- _Exercise instructions_: Omit the pictures from the entries below and retype everything else exactly.

- _Material provided_:
▬▬▬▬▬▬

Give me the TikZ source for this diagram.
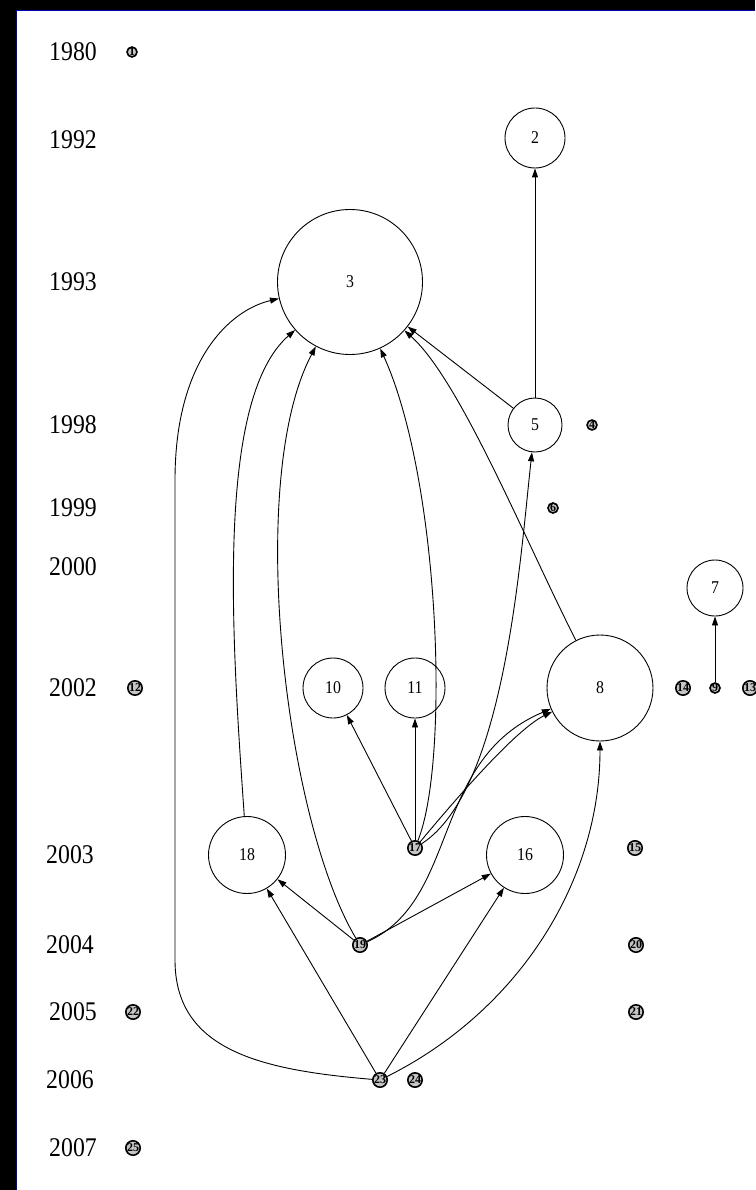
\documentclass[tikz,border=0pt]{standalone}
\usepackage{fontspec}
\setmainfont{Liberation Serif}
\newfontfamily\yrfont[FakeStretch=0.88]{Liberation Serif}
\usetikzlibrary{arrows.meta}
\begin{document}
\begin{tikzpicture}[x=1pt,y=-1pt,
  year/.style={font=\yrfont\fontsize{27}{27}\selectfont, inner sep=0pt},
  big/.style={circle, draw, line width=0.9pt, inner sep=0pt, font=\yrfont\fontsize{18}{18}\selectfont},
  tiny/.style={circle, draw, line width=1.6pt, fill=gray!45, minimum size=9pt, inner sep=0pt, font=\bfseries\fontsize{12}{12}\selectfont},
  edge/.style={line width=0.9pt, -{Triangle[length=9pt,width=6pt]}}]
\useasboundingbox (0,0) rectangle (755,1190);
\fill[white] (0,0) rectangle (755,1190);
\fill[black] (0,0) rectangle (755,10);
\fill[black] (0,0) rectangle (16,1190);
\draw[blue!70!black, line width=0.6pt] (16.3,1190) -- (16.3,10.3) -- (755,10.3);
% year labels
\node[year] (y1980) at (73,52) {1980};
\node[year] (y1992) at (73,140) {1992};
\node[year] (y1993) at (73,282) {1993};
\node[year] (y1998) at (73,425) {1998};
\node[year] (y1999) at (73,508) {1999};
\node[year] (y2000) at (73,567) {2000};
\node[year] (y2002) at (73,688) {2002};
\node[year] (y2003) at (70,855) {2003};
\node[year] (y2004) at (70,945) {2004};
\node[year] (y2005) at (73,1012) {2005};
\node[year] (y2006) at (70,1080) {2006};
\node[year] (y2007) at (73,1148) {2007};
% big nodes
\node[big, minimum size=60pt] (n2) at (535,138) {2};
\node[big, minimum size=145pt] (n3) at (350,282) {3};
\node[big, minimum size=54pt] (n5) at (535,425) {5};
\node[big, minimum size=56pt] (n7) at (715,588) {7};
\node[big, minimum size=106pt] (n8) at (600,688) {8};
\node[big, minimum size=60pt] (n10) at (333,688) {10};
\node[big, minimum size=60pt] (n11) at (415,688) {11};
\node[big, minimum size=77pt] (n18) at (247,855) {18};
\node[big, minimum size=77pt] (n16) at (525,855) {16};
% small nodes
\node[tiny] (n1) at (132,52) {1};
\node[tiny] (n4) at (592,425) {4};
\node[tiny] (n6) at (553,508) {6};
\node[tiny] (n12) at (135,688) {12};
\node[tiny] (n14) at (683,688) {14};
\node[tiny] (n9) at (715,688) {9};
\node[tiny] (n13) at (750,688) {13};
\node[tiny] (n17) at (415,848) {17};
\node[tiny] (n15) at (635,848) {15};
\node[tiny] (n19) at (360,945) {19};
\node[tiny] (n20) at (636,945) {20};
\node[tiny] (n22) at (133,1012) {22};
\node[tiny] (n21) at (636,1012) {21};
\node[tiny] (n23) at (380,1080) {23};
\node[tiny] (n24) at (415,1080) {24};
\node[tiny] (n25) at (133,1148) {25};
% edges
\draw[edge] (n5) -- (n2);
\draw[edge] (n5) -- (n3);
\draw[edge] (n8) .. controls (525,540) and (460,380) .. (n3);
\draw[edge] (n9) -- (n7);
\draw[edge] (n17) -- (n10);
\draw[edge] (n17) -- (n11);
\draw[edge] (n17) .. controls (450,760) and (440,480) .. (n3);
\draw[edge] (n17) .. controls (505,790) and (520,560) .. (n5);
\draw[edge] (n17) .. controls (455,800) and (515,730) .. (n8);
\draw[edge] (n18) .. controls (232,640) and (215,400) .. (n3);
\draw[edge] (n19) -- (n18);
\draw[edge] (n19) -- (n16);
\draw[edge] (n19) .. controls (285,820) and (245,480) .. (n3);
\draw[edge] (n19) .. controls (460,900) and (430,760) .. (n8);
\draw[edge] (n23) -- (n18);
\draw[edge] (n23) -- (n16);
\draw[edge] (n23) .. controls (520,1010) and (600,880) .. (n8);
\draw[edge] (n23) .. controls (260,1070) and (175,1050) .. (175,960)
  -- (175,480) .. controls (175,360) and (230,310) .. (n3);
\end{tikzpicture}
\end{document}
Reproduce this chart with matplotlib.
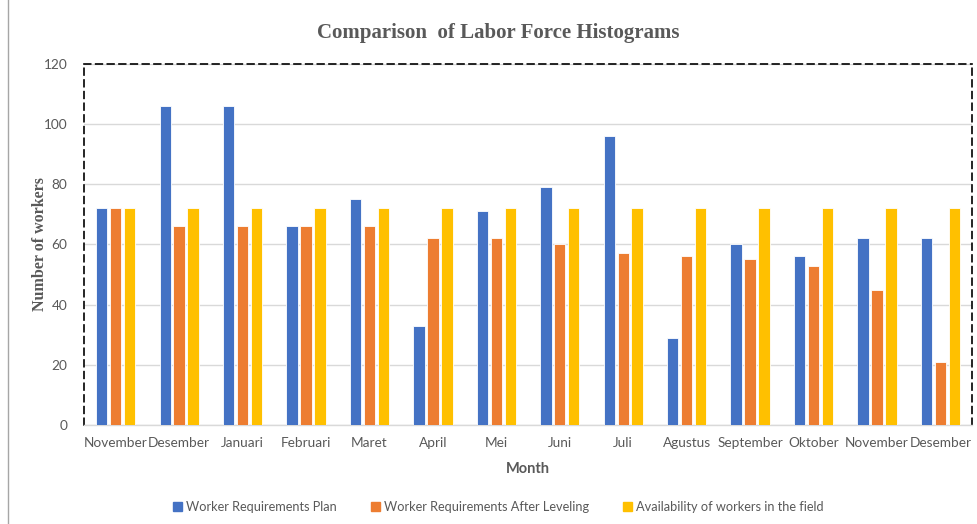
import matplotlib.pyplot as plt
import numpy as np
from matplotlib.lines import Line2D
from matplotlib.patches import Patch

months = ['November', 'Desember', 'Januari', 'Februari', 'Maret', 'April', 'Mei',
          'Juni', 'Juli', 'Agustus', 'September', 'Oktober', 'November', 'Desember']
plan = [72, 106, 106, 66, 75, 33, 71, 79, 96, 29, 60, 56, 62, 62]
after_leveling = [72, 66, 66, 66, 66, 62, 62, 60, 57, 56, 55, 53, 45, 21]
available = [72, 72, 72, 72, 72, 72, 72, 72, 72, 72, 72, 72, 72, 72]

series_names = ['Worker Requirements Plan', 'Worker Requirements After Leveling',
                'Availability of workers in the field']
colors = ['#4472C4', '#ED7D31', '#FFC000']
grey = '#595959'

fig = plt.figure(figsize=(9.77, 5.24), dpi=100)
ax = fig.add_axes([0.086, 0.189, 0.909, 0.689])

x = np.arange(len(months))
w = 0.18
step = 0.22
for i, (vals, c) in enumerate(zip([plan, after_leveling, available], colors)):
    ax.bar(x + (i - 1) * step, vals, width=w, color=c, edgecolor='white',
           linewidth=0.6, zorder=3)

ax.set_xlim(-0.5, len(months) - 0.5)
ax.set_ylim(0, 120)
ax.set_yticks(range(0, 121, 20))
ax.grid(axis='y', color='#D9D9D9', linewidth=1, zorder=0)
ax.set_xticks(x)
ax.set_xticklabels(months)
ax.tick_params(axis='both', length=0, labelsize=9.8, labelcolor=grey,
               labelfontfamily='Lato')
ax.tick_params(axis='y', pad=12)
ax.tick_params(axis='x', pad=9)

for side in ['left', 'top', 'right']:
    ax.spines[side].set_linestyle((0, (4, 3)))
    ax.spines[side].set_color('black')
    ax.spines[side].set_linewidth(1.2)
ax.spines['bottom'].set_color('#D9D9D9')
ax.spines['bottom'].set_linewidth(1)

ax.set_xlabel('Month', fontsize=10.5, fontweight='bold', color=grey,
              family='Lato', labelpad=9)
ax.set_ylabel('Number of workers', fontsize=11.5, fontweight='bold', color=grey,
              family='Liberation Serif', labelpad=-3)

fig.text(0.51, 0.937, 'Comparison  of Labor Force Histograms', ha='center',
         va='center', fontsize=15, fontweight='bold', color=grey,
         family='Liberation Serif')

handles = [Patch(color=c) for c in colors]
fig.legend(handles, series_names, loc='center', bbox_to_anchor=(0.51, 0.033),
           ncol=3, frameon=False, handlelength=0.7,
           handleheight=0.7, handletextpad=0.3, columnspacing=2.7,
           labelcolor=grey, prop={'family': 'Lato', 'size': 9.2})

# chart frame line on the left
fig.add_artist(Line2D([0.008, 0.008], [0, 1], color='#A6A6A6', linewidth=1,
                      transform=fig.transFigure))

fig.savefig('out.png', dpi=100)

▬▬▬▬▬▬

- _Completed task_:
Give me the TikZ source for this diagram.
\documentclass[tikz,border=0pt]{standalone}
\usepackage{fontspec}
\setmainfont{Liberation Serif}
\newfontfamily\yrfont[FakeStretch=0.88]{Liberation Serif}
\usetikzlibrary{arrows.meta}
\begin{document}
\begin{tikzpicture}[x=1pt,y=-1pt,
  year/.style={font=\yrfont\fontsize{27}{27}\selectfont, inner sep=0pt},
  big/.style={circle, draw, line width=0.9pt, inner sep=0pt, font=\yrfont\fontsize{18}{18}\selectfont},
  tiny/.style={circle, draw, line width=1.6pt, fill=gray!45, minimum size=9pt, inner sep=0pt, font=\bfseries\fontsize{12}{12}\selectfont},
  edge/.style={line width=0.9pt, -{Triangle[length=9pt,width=6pt]}}]
\useasboundingbox (0,0) rectangle (755,1190);
\fill[white] (0,0) rectangle (755,1190);
\fill[black] (0,0) rectangle (755,10);
\fill[black] (0,0) rectangle (16,1190);
\draw[blue!70!black, line width=0.6pt] (16.3,1190) -- (16.3,10.3) -- (755,10.3);
% year labels
\node[year] (y1980) at (73,52) {1980};
\node[year] (y1992) at (73,140) {1992};
\node[year] (y1993) at (73,282) {1993};
\node[year] (y1998) at (73,425) {1998};
\node[year] (y1999) at (73,508) {1999};
\node[year] (y2000) at (73,567) {2000};
\node[year] (y2002) at (73,688) {2002};
\node[year] (y2003) at (70,855) {2003};
\node[year] (y2004) at (70,945) {2004};
\node[year] (y2005) at (73,1012) {2005};
\node[year] (y2006) at (70,1080) {2006};
\node[year] (y2007) at (73,1148) {2007};
% big nodes
\node[big, minimum size=60pt] (n2) at (535,138) {2};
\node[big, minimum size=145pt] (n3) at (350,282) {3};
\node[big, minimum size=54pt] (n5) at (535,425) {5};
\node[big, minimum size=56pt] (n7) at (715,588) {7};
\node[big, minimum size=106pt] (n8) at (600,688) {8};
\node[big, minimum size=60pt] (n10) at (333,688) {10};
\node[big, minimum size=60pt] (n11) at (415,688) {11};
\node[big, minimum size=77pt] (n18) at (247,855) {18};
\node[big, minimum size=77pt] (n16) at (525,855) {16};
% small nodes
\node[tiny] (n1) at (132,52) {1};
\node[tiny] (n4) at (592,425) {4};
\node[tiny] (n6) at (553,508) {6};
\node[tiny] (n12) at (135,688) {12};
\node[tiny] (n14) at (683,688) {14};
\node[tiny] (n9) at (715,688) {9};
\node[tiny] (n13) at (750,688) {13};
\node[tiny] (n17) at (415,848) {17};
\node[tiny] (n15) at (635,848) {15};
\node[tiny] (n19) at (360,945) {19};
\node[tiny] (n20) at (636,945) {20};
\node[tiny] (n22) at (133,1012) {22};
\node[tiny] (n21) at (636,1012) {21};
\node[tiny] (n23) at (380,1080) {23};
\node[tiny] (n24) at (415,1080) {24};
\node[tiny] (n25) at (133,1148) {25};
% edges
\draw[edge] (n5) -- (n2);
\draw[edge] (n5) -- (n3);
\draw[edge] (n8) .. controls (525,540) and (460,380) .. (n3);
\draw[edge] (n9) -- (n7);
\draw[edge] (n17) -- (n10);
\draw[edge] (n17) -- (n11);
\draw[edge] (n17) .. controls (450,760) and (440,480) .. (n3);
\draw[edge] (n17) .. controls (505,790) and (520,560) .. (n5);
\draw[edge] (n17) .. controls (455,800) and (515,730) .. (n8);
\draw[edge] (n18) .. controls (232,640) and (215,400) .. (n3);
\draw[edge] (n19) -- (n18);
\draw[edge] (n19) -- (n16);
\draw[edge] (n19) .. controls (285,820) and (245,480) .. (n3);
\draw[edge] (n19) .. controls (460,900) and (430,760) .. (n8);
\draw[edge] (n23) -- (n18);
\draw[edge] (n23) -- (n16);
\draw[edge] (n23) .. controls (520,1010) and (600,880) .. (n8);
\draw[edge] (n23) .. controls (260,1070) and (175,1050) .. (175,960)
  -- (175,480) .. controls (175,360) and (230,310) .. (n3);
\end{tikzpicture}
\end{document}
Reproduce this chart with matplotlib.
import matplotlib.pyplot as plt
import numpy as np
from matplotlib.lines import Line2D
from matplotlib.patches import Patch

months = ['November', 'Desember', 'Januari', 'Februari', 'Maret', 'April', 'Mei',
          'Juni', 'Juli', 'Agustus', 'September', 'Oktober', 'November', 'Desember']
plan = [72, 106, 106, 66, 75, 33, 71, 79, 96, 29, 60, 56, 62, 62]
after_leveling = [72, 66, 66, 66, 66, 62, 62, 60, 57, 56, 55, 53, 45, 21]
available = [72, 72, 72, 72, 72, 72, 72, 72, 72, 72, 72, 72, 72, 72]

series_names = ['Worker Requirements Plan', 'Worker Requirements After Leveling',
                'Availability of workers in the field']
colors = ['#4472C4', '#ED7D31', '#FFC000']
grey = '#595959'

fig = plt.figure(figsize=(9.77, 5.24), dpi=100)
ax = fig.add_axes([0.086, 0.189, 0.909, 0.689])

x = np.arange(len(months))
w = 0.18
step = 0.22
for i, (vals, c) in enumerate(zip([plan, after_leveling, available], colors)):
    ax.bar(x + (i - 1) * step, vals, width=w, color=c, edgecolor='white',
           linewidth=0.6, zorder=3)

ax.set_xlim(-0.5, len(months) - 0.5)
ax.set_ylim(0, 120)
ax.set_yticks(range(0, 121, 20))
ax.grid(axis='y', color='#D9D9D9', linewidth=1, zorder=0)
ax.set_xticks(x)
ax.set_xticklabels(months)
ax.tick_params(axis='both', length=0, labelsize=9.8, labelcolor=grey,
               labelfontfamily='Lato')
ax.tick_params(axis='y', pad=12)
ax.tick_params(axis='x', pad=9)

for side in ['left', 'top', 'right']:
    ax.spines[side].set_linestyle((0, (4, 3)))
    ax.spines[side].set_color('black')
    ax.spines[side].set_linewidth(1.2)
ax.spines['bottom'].set_color('#D9D9D9')
ax.spines['bottom'].set_linewidth(1)

ax.set_xlabel('Month', fontsize=10.5, fontweight='bold', color=grey,
              family='Lato', labelpad=9)
ax.set_ylabel('Number of workers', fontsize=11.5, fontweight='bold', color=grey,
              family='Liberation Serif', labelpad=-3)

fig.text(0.51, 0.937, 'Comparison  of Labor Force Histograms', ha='center',
         va='center', fontsize=15, fontweight='bold', color=grey,
         family='Liberation Serif')

handles = [Patch(color=c) for c in colors]
fig.legend(handles, series_names, loc='center', bbox_to_anchor=(0.51, 0.033),
           ncol=3, frameon=False, handlelength=0.7,
           handleheight=0.7, handletextpad=0.3, columnspacing=2.7,
           labelcolor=grey, prop={'family': 'Lato', 'size': 9.2})

# chart frame line on the left
fig.add_artist(Line2D([0.008, 0.008], [0, 1], color='#A6A6A6', linewidth=1,
                      transform=fig.transFigure))

fig.savefig('out.png', dpi=100)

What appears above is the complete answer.